- _Direction_
Copy exactly the lines from the one containing "Write a Python" through the one containing "rc_max = [7.94, 5.48, 5.74, 6.26, 7.21, 7.03, 8.16, 7.77]", both included, and leave out any pictures.

- _The records_
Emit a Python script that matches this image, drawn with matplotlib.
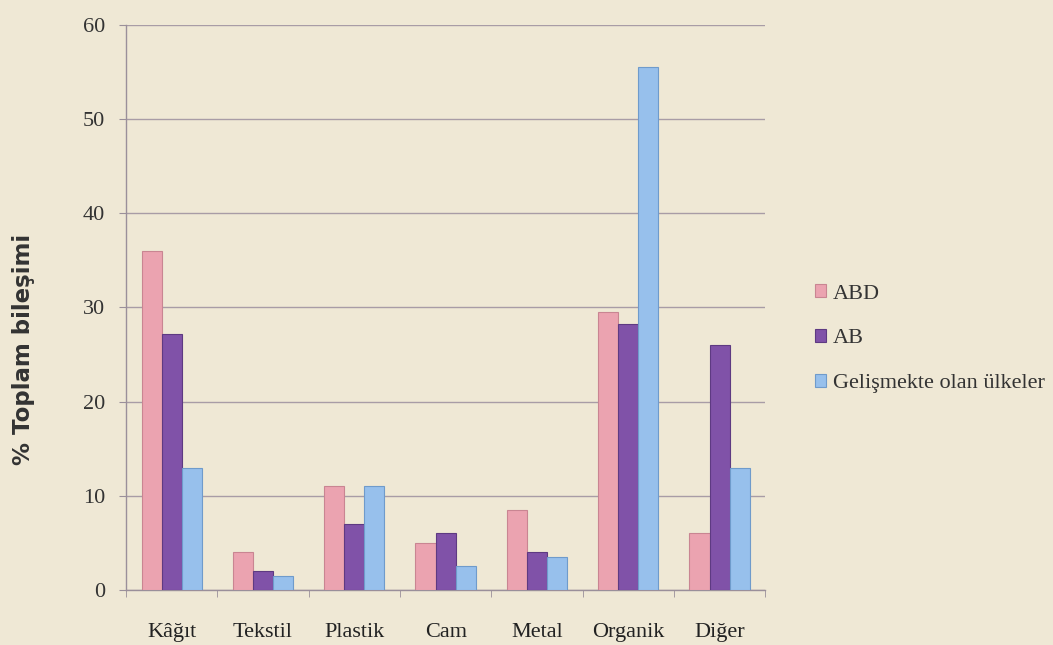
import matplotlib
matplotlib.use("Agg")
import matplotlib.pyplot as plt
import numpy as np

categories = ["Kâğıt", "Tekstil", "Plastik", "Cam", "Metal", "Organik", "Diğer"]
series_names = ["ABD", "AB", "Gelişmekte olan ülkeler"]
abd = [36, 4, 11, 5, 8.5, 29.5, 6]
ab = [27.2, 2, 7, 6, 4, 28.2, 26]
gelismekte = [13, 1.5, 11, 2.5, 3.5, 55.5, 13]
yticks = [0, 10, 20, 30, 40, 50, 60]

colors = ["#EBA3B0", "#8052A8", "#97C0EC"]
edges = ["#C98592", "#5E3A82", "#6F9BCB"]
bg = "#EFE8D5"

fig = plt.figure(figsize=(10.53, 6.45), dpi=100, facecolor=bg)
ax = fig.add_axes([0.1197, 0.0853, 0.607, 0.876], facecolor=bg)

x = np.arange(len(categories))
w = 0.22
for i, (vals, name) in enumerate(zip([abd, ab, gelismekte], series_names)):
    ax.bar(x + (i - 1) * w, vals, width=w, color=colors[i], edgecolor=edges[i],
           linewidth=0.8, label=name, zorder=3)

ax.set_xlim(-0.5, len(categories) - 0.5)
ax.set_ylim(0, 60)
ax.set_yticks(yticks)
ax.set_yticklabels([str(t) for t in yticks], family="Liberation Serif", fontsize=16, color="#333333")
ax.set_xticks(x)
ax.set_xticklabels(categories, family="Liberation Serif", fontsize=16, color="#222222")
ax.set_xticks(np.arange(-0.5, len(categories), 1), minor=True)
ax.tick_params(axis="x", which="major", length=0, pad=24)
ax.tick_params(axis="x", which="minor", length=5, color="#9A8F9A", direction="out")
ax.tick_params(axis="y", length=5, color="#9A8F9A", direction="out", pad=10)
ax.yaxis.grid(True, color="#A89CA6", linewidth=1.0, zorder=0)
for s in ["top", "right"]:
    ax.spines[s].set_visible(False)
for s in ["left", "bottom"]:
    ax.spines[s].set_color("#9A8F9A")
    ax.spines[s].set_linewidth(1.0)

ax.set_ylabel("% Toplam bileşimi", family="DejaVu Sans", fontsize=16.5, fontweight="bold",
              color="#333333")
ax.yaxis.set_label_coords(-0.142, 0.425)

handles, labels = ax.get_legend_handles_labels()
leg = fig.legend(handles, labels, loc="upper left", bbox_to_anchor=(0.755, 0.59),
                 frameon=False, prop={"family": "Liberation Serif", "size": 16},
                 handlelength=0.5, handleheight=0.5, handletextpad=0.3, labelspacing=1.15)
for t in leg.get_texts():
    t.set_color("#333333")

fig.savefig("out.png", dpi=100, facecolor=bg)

--

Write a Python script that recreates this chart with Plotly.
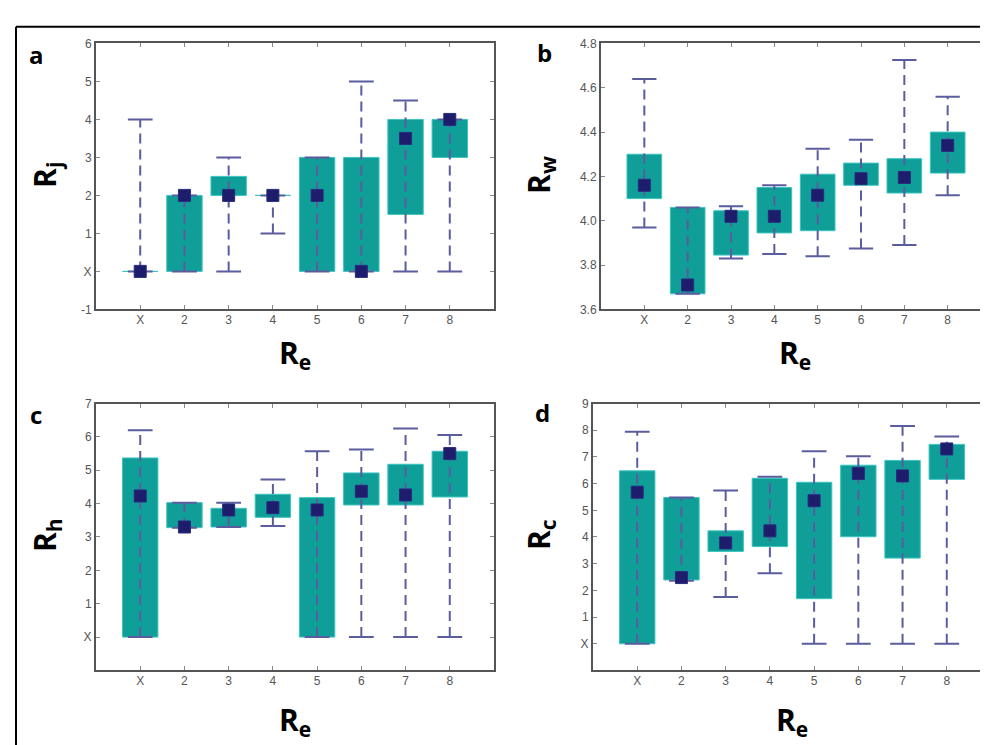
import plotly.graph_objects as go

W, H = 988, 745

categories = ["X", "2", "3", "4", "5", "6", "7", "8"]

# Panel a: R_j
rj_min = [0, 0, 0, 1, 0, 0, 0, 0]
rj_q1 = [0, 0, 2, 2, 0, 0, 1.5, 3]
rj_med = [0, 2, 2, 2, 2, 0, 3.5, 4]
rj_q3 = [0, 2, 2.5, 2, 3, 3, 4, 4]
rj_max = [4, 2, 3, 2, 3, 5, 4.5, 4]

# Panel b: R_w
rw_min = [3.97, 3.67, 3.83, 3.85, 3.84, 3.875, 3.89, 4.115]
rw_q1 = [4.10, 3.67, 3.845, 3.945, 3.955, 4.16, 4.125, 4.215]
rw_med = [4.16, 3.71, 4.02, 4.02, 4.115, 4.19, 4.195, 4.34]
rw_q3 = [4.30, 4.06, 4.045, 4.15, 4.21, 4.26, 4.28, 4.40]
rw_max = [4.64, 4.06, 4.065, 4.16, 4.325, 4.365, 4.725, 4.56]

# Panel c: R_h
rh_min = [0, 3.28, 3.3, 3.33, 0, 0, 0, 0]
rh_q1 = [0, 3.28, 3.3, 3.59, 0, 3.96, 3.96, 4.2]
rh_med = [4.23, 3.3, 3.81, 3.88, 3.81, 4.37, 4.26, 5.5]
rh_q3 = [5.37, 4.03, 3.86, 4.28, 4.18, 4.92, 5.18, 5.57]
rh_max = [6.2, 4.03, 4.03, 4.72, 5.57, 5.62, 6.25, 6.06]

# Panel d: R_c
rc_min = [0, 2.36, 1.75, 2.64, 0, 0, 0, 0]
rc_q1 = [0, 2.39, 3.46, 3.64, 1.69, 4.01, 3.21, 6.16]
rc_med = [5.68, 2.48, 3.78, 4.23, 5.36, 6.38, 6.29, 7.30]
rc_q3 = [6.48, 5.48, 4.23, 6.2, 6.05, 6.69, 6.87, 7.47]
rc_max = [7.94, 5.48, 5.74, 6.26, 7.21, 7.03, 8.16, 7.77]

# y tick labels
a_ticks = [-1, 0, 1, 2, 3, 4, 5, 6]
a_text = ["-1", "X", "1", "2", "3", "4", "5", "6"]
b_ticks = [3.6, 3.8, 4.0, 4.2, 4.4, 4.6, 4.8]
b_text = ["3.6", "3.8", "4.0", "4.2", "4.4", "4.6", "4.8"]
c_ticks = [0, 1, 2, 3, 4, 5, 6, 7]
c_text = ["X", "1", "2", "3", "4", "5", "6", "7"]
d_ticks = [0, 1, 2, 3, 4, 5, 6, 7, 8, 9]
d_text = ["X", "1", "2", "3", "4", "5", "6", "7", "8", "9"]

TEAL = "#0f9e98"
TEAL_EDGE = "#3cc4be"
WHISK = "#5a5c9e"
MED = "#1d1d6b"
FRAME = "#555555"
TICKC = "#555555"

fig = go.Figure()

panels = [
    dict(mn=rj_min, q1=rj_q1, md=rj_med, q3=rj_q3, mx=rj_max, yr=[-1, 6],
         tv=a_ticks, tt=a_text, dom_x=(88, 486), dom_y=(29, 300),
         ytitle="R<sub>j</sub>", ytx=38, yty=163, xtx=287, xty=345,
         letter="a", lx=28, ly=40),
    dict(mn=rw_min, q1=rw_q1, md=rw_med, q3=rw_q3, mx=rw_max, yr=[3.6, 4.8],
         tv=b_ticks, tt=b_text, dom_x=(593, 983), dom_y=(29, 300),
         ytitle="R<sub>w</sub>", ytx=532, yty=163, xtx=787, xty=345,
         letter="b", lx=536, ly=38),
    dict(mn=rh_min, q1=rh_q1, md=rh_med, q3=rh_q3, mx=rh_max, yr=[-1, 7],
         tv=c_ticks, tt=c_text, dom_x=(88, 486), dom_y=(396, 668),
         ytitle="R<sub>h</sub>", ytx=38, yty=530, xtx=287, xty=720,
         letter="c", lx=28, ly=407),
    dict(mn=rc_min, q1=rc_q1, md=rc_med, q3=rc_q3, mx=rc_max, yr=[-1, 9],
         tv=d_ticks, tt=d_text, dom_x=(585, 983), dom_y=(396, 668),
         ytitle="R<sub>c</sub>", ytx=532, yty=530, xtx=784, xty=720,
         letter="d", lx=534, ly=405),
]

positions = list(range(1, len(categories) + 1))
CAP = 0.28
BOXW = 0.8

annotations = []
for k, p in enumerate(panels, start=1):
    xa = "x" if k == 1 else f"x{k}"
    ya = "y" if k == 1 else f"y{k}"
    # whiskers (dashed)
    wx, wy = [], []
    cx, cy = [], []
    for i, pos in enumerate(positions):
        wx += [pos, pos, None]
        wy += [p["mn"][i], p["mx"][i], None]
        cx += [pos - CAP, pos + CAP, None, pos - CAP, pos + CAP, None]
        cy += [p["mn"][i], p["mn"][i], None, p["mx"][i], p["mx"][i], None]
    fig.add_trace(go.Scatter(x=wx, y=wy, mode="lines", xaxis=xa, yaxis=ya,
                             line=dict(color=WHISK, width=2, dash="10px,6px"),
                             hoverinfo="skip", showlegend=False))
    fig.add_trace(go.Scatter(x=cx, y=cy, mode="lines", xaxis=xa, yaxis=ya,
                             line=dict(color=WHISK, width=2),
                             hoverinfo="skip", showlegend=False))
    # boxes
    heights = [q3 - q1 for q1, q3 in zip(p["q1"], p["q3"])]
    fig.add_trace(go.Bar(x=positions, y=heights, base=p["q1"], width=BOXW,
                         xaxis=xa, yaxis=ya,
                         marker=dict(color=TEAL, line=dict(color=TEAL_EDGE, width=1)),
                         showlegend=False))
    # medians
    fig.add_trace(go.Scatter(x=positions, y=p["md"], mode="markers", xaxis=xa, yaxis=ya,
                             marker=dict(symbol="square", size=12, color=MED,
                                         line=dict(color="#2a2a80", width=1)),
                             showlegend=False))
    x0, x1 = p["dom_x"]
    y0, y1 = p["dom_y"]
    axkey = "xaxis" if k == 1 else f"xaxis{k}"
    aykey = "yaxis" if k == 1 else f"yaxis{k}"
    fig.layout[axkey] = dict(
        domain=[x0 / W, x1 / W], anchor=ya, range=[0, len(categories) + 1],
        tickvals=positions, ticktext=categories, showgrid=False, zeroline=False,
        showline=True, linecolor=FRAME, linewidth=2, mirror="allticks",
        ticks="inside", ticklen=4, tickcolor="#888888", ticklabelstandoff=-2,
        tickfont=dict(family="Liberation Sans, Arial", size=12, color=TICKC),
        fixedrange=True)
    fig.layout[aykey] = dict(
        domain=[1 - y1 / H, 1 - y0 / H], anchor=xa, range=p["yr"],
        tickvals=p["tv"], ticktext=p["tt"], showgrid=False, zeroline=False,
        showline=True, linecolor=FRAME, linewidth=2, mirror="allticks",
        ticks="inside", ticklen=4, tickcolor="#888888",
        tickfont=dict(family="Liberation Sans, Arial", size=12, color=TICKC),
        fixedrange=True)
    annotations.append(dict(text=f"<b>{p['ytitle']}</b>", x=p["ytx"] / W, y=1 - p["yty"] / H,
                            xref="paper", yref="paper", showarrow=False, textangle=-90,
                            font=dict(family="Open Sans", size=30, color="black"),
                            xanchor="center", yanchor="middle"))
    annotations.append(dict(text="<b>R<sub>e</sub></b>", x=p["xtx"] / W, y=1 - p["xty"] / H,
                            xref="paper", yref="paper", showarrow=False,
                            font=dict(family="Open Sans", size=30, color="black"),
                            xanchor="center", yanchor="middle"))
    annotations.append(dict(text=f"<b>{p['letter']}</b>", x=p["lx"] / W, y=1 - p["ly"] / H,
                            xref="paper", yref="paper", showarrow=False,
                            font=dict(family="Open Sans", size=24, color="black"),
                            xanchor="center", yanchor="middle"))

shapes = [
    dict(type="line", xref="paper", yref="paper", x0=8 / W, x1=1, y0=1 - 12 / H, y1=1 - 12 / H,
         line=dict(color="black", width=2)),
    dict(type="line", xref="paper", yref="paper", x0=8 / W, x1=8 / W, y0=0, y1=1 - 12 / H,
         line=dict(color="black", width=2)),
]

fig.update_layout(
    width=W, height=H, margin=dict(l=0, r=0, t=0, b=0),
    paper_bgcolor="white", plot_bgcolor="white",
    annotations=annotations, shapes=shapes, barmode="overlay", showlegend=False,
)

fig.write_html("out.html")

- _Expected answer_
Write a Python script that recreates this chart with Plotly.
import plotly.graph_objects as go

W, H = 988, 745

categories = ["X", "2", "3", "4", "5", "6", "7", "8"]

# Panel a: R_j
rj_min = [0, 0, 0, 1, 0, 0, 0, 0]
rj_q1 = [0, 0, 2, 2, 0, 0, 1.5, 3]
rj_med = [0, 2, 2, 2, 2, 0, 3.5, 4]
rj_q3 = [0, 2, 2.5, 2, 3, 3, 4, 4]
rj_max = [4, 2, 3, 2, 3, 5, 4.5, 4]

# Panel b: R_w
rw_min = [3.97, 3.67, 3.83, 3.85, 3.84, 3.875, 3.89, 4.115]
rw_q1 = [4.10, 3.67, 3.845, 3.945, 3.955, 4.16, 4.125, 4.215]
rw_med = [4.16, 3.71, 4.02, 4.02, 4.115, 4.19, 4.195, 4.34]
rw_q3 = [4.30, 4.06, 4.045, 4.15, 4.21, 4.26, 4.28, 4.40]
rw_max = [4.64, 4.06, 4.065, 4.16, 4.325, 4.365, 4.725, 4.56]

# Panel c: R_h
rh_min = [0, 3.28, 3.3, 3.33, 0, 0, 0, 0]
rh_q1 = [0, 3.28, 3.3, 3.59, 0, 3.96, 3.96, 4.2]
rh_med = [4.23, 3.3, 3.81, 3.88, 3.81, 4.37, 4.26, 5.5]
rh_q3 = [5.37, 4.03, 3.86, 4.28, 4.18, 4.92, 5.18, 5.57]
rh_max = [6.2, 4.03, 4.03, 4.72, 5.57, 5.62, 6.25, 6.06]

# Panel d: R_c
rc_min = [0, 2.36, 1.75, 2.64, 0, 0, 0, 0]
rc_q1 = [0, 2.39, 3.46, 3.64, 1.69, 4.01, 3.21, 6.16]
rc_med = [5.68, 2.48, 3.78, 4.23, 5.36, 6.38, 6.29, 7.30]
rc_q3 = [6.48, 5.48, 4.23, 6.2, 6.05, 6.69, 6.87, 7.47]
rc_max = [7.94, 5.48, 5.74, 6.26, 7.21, 7.03, 8.16, 7.77]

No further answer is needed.